People’s loss of energy has been always been a somewhat distant phenomenon for me. I’ve interpreted it as nothing but the lack of willpower and proper motives. Why would you not have energy pursuing something of your genuine interest? Bullocks.
I’ve always been full of energy. Not the full of energy also knows as always sunshine and rainbows, but more of the let’s do everything one can possibly do on planet earth full of energy. The “when the fuck did you have time to do that?” kind of full of energy.
Being energised and on the way to pursuit another task or interest has grown to be a part of my identity – both to myself and others. It’s most definitely one of the stories I subconsciously tell myself on a daily basis.
Feeling like this is absolutely great. Energy transforms into passion and interest. It’s the foundation for just about everything and I strongly believe that the initial momentum required to start any process is energy in its purest form.
Though, always feeling an energetic urge certainly has its downfalls. It leaves one always feeling like there is more to be done, and limits the feeling of joy when something is accomplished. You’re always looking forward. Always looking ahead. Your eyes are set on what has to be done.
But yes! Energy. I’m full of it. What happens when you’re full of energy? You keep on going. And going. And going. And going. And going…. […]. And going (remember the thing about always having your eyes set on what has to be done?). Then, when you’re all busy going (and going, and going), this happens.
All of sudden you’re stuck on the side of the mountain of energy with nothing but a tiny tiny rope. Not the kind of nice elvish rope that Sam and Frodo got their hands on, but the kind of nasty rope that’s somewhat torn apart and has this funky smell that just won’t go away.

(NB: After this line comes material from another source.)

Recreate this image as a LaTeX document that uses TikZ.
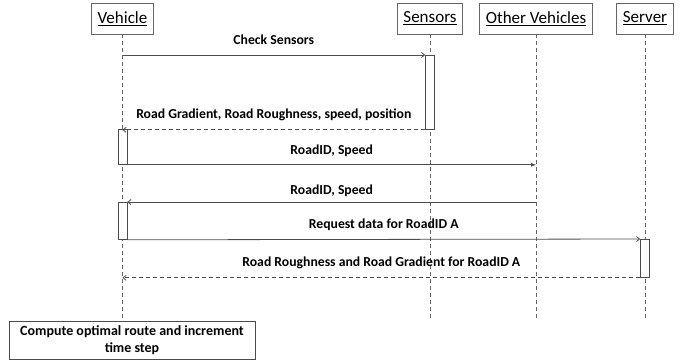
\documentclass[tikz,border=0pt]{standalone}
\usepackage{fontspec}
\setmainfont{Carlito}
\usetikzlibrary{arrows.meta}
\usetikzlibrary{positioning}

\begin{document}
\begin{tikzpicture}[x=1pt,y=-1pt,
    actor/.style={draw=black!60,line width=0.8pt,fill=white,minimum height=31pt,inner xsep=6pt,font=\fontsize{17}{20}\selectfont},
    life/.style={draw=black!60,line width=0.8pt,dash pattern=on 4pt off 3pt},
    act/.style={draw=black!70,line width=0.8pt,fill=white,minimum width=9pt,inner sep=0pt,anchor=north},
    msg/.style={draw=black!70,line width=0.8pt,-{Straight Barb[length=3pt,width=5pt]}},
    sync/.style={draw=black!70,line width=0.8pt,-{Latex[length=5pt,width=4pt]}},
    ret/.style={msg,dash pattern=on 4pt off 3pt},
    lbl/.style={midway,yshift=15pt,font=\bfseries\fontsize{13.7}{16}\selectfont}]
  \useasboundingbox (0,0) rectangle (684,362);

  % participants
  \node[actor] (veh) at (122.5,18.5) {\underline{Vehicle}};
  \node[actor] (sen) at (430,18.5) {\underline{Sensors}};
  \node[actor] (oth) at (536,18.5) {\underline{Other Vehicles}};
  \node[actor] (srv) at (645,18.5) {\underline{Server}};

  \node[draw=black!70,line width=0.8pt,minimum width=246pt,minimum height=38pt,align=center,
        font=\bfseries\fontsize{14}{17}\selectfont] (comp) at (132,340)
        {Compute optimal route and increment\\time step};

  % lifelines
  \foreach \a in {veh,sen,oth,srv}
    \draw[life] (\a.south) -- (\a.south |- comp.north);

  % activations
  \node[act,minimum height=74pt] (sen1) at (sen.south |- 0,55) {};
  \node[act,minimum height=35pt] (veh1) at (veh.south |- 0,129) {};
  \node[act,minimum height=37pt] (veh2) at (veh.south |- 0,202) {};
  \node[act,minimum height=38pt] (srv1) at (srv.south |- 0,239) {};

  % messages
  \draw[msg] (veh.south |- sen1.north) -- (sen1.north west)
    node[lbl] {Check Sensors};
  \draw[ret] (sen1.south west) -- (veh.south |- sen1.south)
    node[lbl] {Road Gradient, Road Roughness, speed, position};
  \draw[sync] (veh1.south east) -- (oth.south |- veh1.south)
    node[lbl,yshift=-1pt] {RoadID, Speed};
  \draw[msg] (oth.south |- veh2.north) -- (veh2.north east)
    node[lbl,yshift=-4pt] {RoadID, Speed};
  \draw[msg] (veh2.south east) -- (srv1.north west)
    node[lbl] {Request data for RoadID A};
  \draw[ret] (srv1.south west) -- (veh.south |- srv1.south)
    node[lbl] {Road Roughness and Road Gradient for RoadID A};
\end{tikzpicture}
\end{document}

As you don’t want to fall down into the pit of being burned out, this is when you become somewhat more careful. You really don’t want to break the rope under any circumstances, and the rope is fragile as fuck.
This is when you have to start to realise that some of the things you’re currently doing in life probably doesn’t mean shit for you (and that’s a good thing to realise!). You cut any strings to these commitments. You get some well-deserved rest. You start to prioritise your physical and mental health once again. Slowly and steadily you’re getting back on track.
This summarises my last few weeks.
Never ever have I experienced what it feels like to be totally out of energy. It’s been a trip into the wonderland of nothingness that has been tremendously alarming and fascinating at the same time. I now have a better understanding for my own limits, but also a greater understanding for how other people feel when they express their lack of energy (which I really, really, haven’t been able to before). But most importantly, I know for sure where I don’t want to end up (the slow death of having no energy).
The coming weeks are dedicated to nothing but energising activities and expressions of happiness, gratitude and love. I’ll most definitely spend oh so many hours practicing Jiu-Jitsu, programming and hanging out with the people closest to me.